New Leaders-ACV Auctions-Andrew Shaevel-TRD
Andrew Shaevel, chief experience officer, ACV Auctions.
Joed Viera

Over the last two business quarters, ACV has added three leadership roles as part of its plans for growth.

Buffalo-based ACV, a unicorn that went public in March 2021, recently hired Joe Mappes as chief commercial officer, Winston Benedict as chief information officer and Andy Shaevel as chief experience officer. All three roles are new to ACV, are vice president level positions that report to members of the company’s C-Suite and are part of the startup's growth strategy.

“We’re being very deliberate,” said COO Vikas Mehta. “We’re sort of taking a step back and looking at where we want to be a few years out, and we’re looking at big opportunities in market. We’re also looking at the team, the level of seniority and expertise that can help us unlock and grow.”

The business, an online marketplace business for automotive dealers, has mainly focused on the dealer-to-dealer marketplace. But as the commercial market is recovering from the pandemic, new car supplies are ramping back up.

Thanks to both the maturity on the company’s core side of the business (dealer to dealer) and predictions that the commercial market will grow to pre-pandemic levels, ACV wanted a senior leader to focus on going after the commercial market opportunities.

That’s why the startup created a chief commercial officer role. Mappes, who is working from Ohio, had experience on the wholesale side and commercial market and servicing side.

The business also needed more talent to help it scale. Before creating a chief information officer position, the company had a more junior employee doing information architecture. As ACV, which employs about 2,000 globally, grows, the company gets more complicated with more technology stacks, which created the need for a CIO and hiring Benedict, who is based in Michigan.

“Winston was a great find,” said Mehta. “He was someone who had taken companies from our size to the next level. He’s done that both in the U.S. but also spent a bunch of time abroad.”

Being customer-focused has always been a part of ACV’s business model but previously the focus was split across multiple executives. Company leadership wanted to consolidate that effort by creating a chief experience officer role.

Shaevel, who works out of Buffalo, has more than three decades of experience investing in, founding and scaling at least a half a dozen companies. A big part of his career was spent in the automotive and financial services space, including co-founding Remarketing Services of America, which manages the sales of off-lease and repossessed cars, in Buffalo in the early '90s.

Shaevel was active in the business for 15 years. The company was acquired after five years in business by DaimlerChrysler and in the early 2000s was sold to Fiserv.

“I think the learning curve in terms of the industry is basically nonexistent because he knows the industry,” said Mehta. “Andy is coming in to basically to be the primary person for customer experience across ACV, and that is both inward and outward looking. How are we organized? How are we basically supporting our customers? Where do we need to deploy next generation tech?”

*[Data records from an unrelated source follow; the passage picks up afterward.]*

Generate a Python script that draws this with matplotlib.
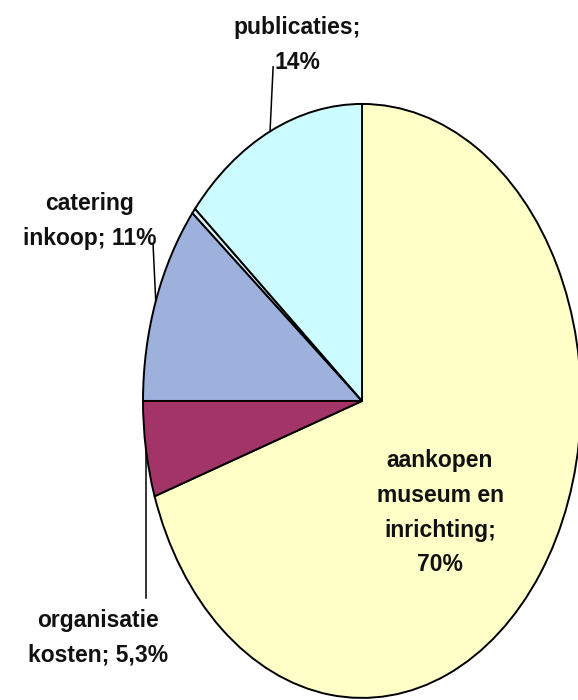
import numpy as np
import matplotlib.pyplot as plt

# slice data, clockwise from the top
labels = ["aankopen\nmuseum en\ninrichting;\n70%", "organisatie\nkosten; 5,3%",
          "catering\ninkoop; 11%", "", "publicaties;\n14%"]
values = [69.8, 5.2, 10.9, 0.3, 13.8]
colors = ["#FFFFC8", "#A33468", "#9DB1DC", "#DDF4FA", "#CCFCFF"]

plt.rcParams["font.family"] = ["Liberation Sans", "DejaVu Sans"]

fig = plt.figure(figsize=(5.78, 7.0), dpi=100)
ax = fig.add_axes([0, 0, 1, 1])
wedges, _ = ax.pie(values, colors=colors, startangle=90, counterclock=False,
                   radius=1, center=(0, 0),
                   wedgeprops=dict(edgecolor="black", linewidth=1.4))
ax.set_aspect("auto")
ax.set_xlim(-1.653, 0.986)
ax.set_ylim(-1.007, 1.350)
ax.axis("off")


def mid_point(w):
    a = np.deg2rad((w.theta1 + w.theta2) / 2)
    return np.cos(a), np.sin(a)


txt = dict(fontsize=16.5, fontweight="bold", ha="center", va="center",
           linespacing=1.65, color="#111111")

# aankopen, inside the slice
ax.text(0.356, -0.377, labels[0], **txt)

# organisatie kosten, leader going down
x0, y0 = mid_point(wedges[1])
ax.plot([x0, x0], [y0, -0.663], color="black", lw=1.1)
ax.text(-1.205, -0.798, labels[1], **txt)

# catering
x0, y0 = mid_point(wedges[2])
ax.plot([x0, -0.954], [y0, 0.525], color="black", lw=1.1)
ax.text(-1.242, 0.606, labels[2], **txt)

# publicaties
x0, y0 = mid_point(wedges[4])
ax.plot([x0, -0.406], [y0, 1.125], color="black", lw=1.1)
ax.text(-0.297, 1.199, labels[4], **txt)

fig.savefig("out.png", dpi=100)
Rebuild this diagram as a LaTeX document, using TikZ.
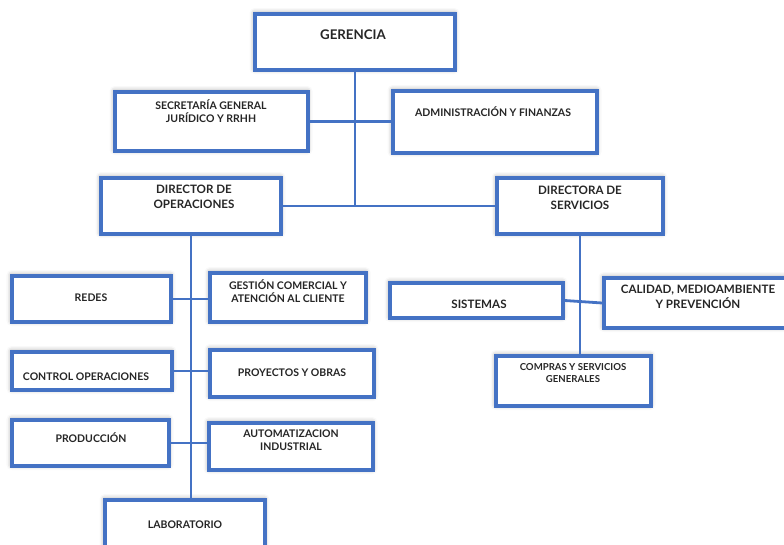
\documentclass[tikz,border=0pt]{standalone}
\usepackage{fontspec}
\setmainfont{Lato}
\usepackage{tikz}
\usetikzlibrary{calc,shadows.blur}
\definecolor{OrgBlue}{HTML}{4472C4}
% box from its corners, in pixels
\newcommand{\orgbox}[5]{\node[box,minimum width={#4-#2},minimum height={#5-#3}] (#1) at ({(#2+#4)/2},{(#3+#5)/2}) {};}

\begin{document}
\begin{tikzpicture}[x=1pt,y=-1pt,
    box/.style={draw=OrgBlue,line width=3.6pt,fill=white,inner sep=0pt,
      blur shadow={shadow xshift=-0.5pt,shadow yshift=1pt,shadow blur radius=5pt,shadow opacity=40}},
    lbl/.style={font=\bfseries\fontsize{10.5}{13}\selectfont,align=center,text=black!85},
    big/.style={lbl,font=\bfseries\fontsize{13.3}{15}\selectfont},
    mid/.style={lbl,font=\bfseries\fontsize{11.6}{14.5}\selectfont},
    small/.style={lbl,font=\bfseries\fontsize{9.6}{12.5}\selectfont},
    link/.style={OrgBlue,line width=2.8pt}]
    \useasboundingbox (0,0) rectangle (784,544);
    \clip (0,0) rectangle (784,544);

    \orgbox{gerencia}{255}{14}{455}{70}
    \orgbox{secretaria}{115}{92}{308}{151}
    \orgbox{admin}{393}{91}{597}{153}
    \orgbox{dirop}{101}{178}{281}{234}
    \orgbox{dirserv}{497}{178}{663}{234}
    \orgbox{redes}{12}{276}{171}{322}
    \orgbox{gestion}{210}{273}{366}{322}
    \orgbox{sistemas}{390}{283}{563}{318}
    \orgbox{calidad}{604}{278}{795}{328}
    \orgbox{control}{12}{352}{172}{390}
    \orgbox{proyectos}{210}{350}{374}{397}
    \orgbox{produccion}{12}{420}{169}{466}
    \orgbox{automat}{209}{423}{373}{470}
    \orgbox{compras}{496}{356}{651}{406}
    \orgbox{lab}{105}{500}{265}{560}

    \node[big]   (gerencia-t)   at (353,35)  {GERENCIA};
    \node[lbl]   (secretaria-t) at (211,111) {SECRETARÍA GENERAL\\JURÍDICO Y RRHH};
    \node[lbl]   (admin-t)      at (493,112) {ADMINISTRACIÓN Y FINANZAS};
    \node[mid]   (dirop-t)      at (194,197) {DIRECTOR DE\\OPERACIONES};
    \node[mid]   (dirserv-t)    at (580,198) {DIRECTORA DE\\SERVICIOS};
    \node[lbl]   (redes-t)      at (91,298)  {REDES};
    \node[lbl]   (gestion-t)    at (288,291) {GESTIÓN COMERCIAL Y\\ATENCIÓN AL CLIENTE};
    \node[mid]   (sistemas-t)   at (479,304) {SISTEMAS};
    \node[mid]   (calidad-t)    at (698,297) {CALIDAD, MEDIOAMBIENTE\\Y PREVENCIÓN};
    \node[lbl]   (control-t)    at (86,377)  {CONTROL OPERACIONES};
    \node[lbl]   (proyectos-t)  at (292,373) {PROYECTOS Y OBRAS};
    \node[lbl]   (produccion-t) at (91,438)  {PRODUCCIÓN};
    \node[lbl]   (automat-t)    at (291,440) {AUTOMATIZACION\\INDUSTRIAL};
    \node[small] (compras-t)    at (573,373) {COMPRAS Y SERVICIOS\\GENERALES};
    \node[lbl]   (lab-t)        at (185,525) {LABORATORIO};

    % connectors
    \draw[link] (gerencia.south) -- (gerencia.south |- dirop.east);
    \draw[link] (dirop.east) -- (dirop.east -| dirserv.west);
    \draw[link] (secretaria.east) -- (secretaria.east -| admin.west);
    \draw[link] (dirop.south) -- (dirop.south |- lab.north);
    \draw[link] (redes.east) -- (redes.east -| gestion.west);
    \draw[link] (control.east) -- (control.east -| proyectos.west);
    \draw[link] (produccion.east) -- (produccion.east -| automat.west);
    \draw[link] (dirserv.south) -- (dirserv.south |- compras.north);
    \draw[link] (sistemas.east) -- (calidad.west);
\end{tikzpicture}
\end{document}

Shaevel was also drawn to the role because of the great culture fit. ACV already had clearly defined values, solid data, engaged workers and communication with customers.

“My focus is really on ensuring that ACV delivers exceptional customer experiences that lead to deeper recurring relationships,” he said. “The way in which we can fuel organic growth is to transition transactional customers to deep recurring satisfying relationships where honestly we earn their advocacy for our brand, for our marketplace and for our adjacent services. So when we pull that off, I think that will create an organic engine that really allows us to grow."

Ultimately, companies must be self-aware and continually evaluate what is needed to help them scale. Mehta said he and CEO George Chamoun talked about adding a chief experience officer for a couple quarters before moving forward with the new position. And the "right" timing is different for every business.

"I think a lot of it comes from discussion, clarity of objective (and) pros and cons of scaling the way we are or leaning on current leaders to scale vs. kind of making a deliberate decision of: Okay, now we’re big enough," Mehta said.